RPI, or “**rating performance index**,” is a metric the **NCAA Selection Committee** used to use when ranking teams for the tourney.

The metric has its detractors, but, in general, RPI can be a reliable way to predict the number of wins a team will get in the tourney. Here’s a breakdown of **average wins per tourney** based on RPI ranking from 2010 to 2017:

- #1: 2.75 wins
- #2: 2.5
- #3: 3.00
- #4: 3.25
- #5: 2.63
- #6: 3.38
- #7: 2.00
- #8: 2.38
- #9: 1.75
- #10: 1.13
- #11: 1.38
- #12: 1.00
- #13: 0.71
- #14: 2.88
- #15: 1.00

These numbers reveal some fascinating trends. First, the team ranked 13th in RPI averages less than one win a tournament, which makes them a prime candidate for a first-round upset.

The RPI **#6 wins the most games**, on average. Seed-wise, a sixth-ranked team in RPI would, in theory, be a #2 seed. And #2 seeds have a relatively easy path to the Sweet Sixteen since they have around a 40% chance of playing a #10 seed in the second round.

## Focus on second-round upsets

If a bracket isn’t busted after the first round, there’s a good chance it can self-destruct in the second round.

To avoid that, look at the upset data. According to the NCAA, over the past 36 years, the six seed has beat the 3 seed 29 times. Here’s a rundown of the rest of the **upset frequencies** in the **second round**:

- 7 over 2: 26
- 10 over 2: 18
- 11 over 3: 18
- 8 over 1: 14
- 12 over 4: 13
- 9 over 1: 6
- 13 over 5: 3
- 14 over 6: 2
- 15 over 7: 2

### Based on these numbers, the rules for the second round are:

- Pick at least one #2 seed to lose in the second round
- Never pick a 13 seed or higher to advance to the Sweet Sixteen
- If you’re going to pick a #1 seed to lose, choose an 8 seed to do the deed, not a 9.

## Pick the high seeds to go to the Final Four and Championship

There have been 144 teams that made it to the Final Four since the tourney went to 64 teams in 1985. Of those 144 teams, 119 teams (around 83%) have been a 1-4 seed.

So, if you’re playing the odds, your Final Four should only be **made up of 1, 2, 3, or 4 seeds**.

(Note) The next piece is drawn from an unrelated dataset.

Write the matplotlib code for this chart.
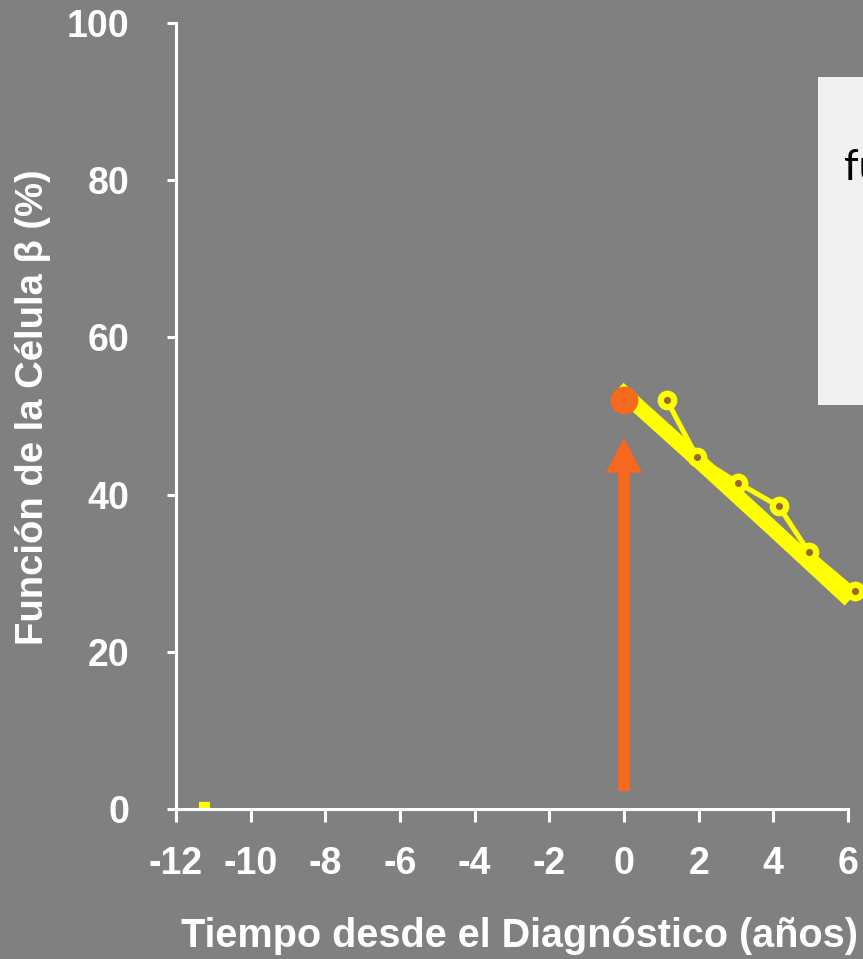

If you want to pick an upset, your best chances lie with picking either an 11 or 5 seed, as they’ve accounted for around 10% of Final Four teams.

Who should your Final Four winners be? Here’s what the historical numbers reveal about the seeds that make it to the finals:

- 1 seed: 50% of teams in the final
- 2 seed: 25%
- 3 seed: 25%
- 4-8 seeds: 25%

**The takeaway**: Your championship game should have **at least one #1 seed**. After that, **it’s a toss-up**. As for picking your champion? History says the 1 seed is the favorite, as they’ve won 23 of the last 36 finals.

The 2 seed has won five titles, the 3 seed has won four, and seeds 4-8 have won four.